══ Data for processing ══

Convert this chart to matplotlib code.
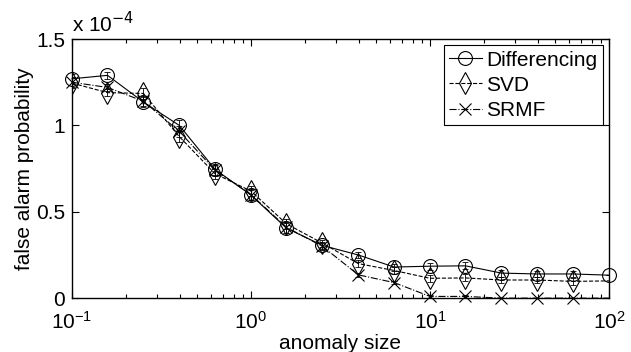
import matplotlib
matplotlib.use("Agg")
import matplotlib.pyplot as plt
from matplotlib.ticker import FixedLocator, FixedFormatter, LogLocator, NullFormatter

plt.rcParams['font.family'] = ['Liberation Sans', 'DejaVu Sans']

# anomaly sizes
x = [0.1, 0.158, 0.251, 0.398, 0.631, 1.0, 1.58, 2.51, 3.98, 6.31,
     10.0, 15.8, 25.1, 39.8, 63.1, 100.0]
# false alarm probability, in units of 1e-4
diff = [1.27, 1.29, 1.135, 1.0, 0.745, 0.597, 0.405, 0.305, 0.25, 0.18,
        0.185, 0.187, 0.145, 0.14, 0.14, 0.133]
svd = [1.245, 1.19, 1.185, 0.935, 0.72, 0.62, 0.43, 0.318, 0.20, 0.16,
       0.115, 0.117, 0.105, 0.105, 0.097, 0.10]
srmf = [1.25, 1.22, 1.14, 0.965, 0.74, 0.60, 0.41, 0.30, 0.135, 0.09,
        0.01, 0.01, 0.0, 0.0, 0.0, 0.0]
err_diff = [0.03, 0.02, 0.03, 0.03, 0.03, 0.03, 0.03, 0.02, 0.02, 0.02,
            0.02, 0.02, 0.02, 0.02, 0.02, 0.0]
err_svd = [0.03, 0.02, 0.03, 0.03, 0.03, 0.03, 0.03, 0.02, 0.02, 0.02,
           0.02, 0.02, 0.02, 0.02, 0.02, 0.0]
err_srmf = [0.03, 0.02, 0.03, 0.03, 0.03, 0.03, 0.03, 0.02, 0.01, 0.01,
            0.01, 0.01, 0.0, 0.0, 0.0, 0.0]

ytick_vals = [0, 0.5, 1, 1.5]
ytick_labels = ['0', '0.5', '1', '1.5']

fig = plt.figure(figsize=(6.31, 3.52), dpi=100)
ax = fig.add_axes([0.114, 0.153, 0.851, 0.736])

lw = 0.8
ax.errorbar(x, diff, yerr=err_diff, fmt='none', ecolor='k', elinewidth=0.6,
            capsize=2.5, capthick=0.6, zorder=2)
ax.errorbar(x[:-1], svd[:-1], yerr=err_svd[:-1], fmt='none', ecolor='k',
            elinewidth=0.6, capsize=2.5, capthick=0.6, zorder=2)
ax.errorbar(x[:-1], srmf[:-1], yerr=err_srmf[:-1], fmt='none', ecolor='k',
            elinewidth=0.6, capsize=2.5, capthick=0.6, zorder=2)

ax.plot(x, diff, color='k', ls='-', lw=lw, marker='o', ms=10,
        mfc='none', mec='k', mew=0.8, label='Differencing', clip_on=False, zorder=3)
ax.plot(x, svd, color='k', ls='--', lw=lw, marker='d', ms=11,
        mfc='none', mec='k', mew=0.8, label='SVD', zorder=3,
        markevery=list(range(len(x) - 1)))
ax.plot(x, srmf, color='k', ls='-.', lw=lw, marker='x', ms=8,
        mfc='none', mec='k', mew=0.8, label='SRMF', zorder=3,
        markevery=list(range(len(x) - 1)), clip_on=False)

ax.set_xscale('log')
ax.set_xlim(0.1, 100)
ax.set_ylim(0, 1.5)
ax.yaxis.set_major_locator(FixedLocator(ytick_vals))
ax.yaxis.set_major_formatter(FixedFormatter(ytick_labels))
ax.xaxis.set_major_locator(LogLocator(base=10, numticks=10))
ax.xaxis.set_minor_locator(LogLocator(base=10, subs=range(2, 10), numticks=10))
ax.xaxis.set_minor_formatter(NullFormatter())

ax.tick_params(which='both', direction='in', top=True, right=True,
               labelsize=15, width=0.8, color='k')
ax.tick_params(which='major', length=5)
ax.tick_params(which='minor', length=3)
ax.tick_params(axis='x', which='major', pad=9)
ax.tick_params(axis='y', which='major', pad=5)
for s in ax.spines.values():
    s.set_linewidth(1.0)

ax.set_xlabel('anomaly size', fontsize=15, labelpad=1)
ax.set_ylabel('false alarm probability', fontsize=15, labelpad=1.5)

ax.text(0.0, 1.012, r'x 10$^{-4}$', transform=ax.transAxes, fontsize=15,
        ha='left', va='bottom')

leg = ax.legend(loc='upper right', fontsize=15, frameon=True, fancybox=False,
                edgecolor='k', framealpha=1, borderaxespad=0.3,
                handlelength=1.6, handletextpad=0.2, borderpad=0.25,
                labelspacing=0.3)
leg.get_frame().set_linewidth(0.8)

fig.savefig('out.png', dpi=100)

═══
══ Data for processing ══

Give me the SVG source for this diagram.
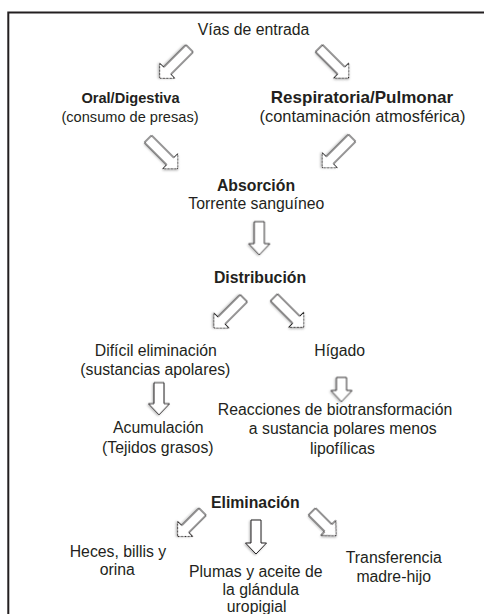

═══

**Exercise description**
Leave the pictures out and copy exactly the lines from the one with "Convert this chart to matplotlib code." through the one with "plt.rcParams['font.family'] = ['Liberation", nothing more.

**Result**
Convert this chart to matplotlib code.
import matplotlib
matplotlib.use("Agg")
import matplotlib.pyplot as plt
from matplotlib.ticker import FixedLocator, FixedFormatter, LogLocator, NullFormatter

plt.rcParams['font.family'] = ['Liberation Sans', 'DejaVu Sans']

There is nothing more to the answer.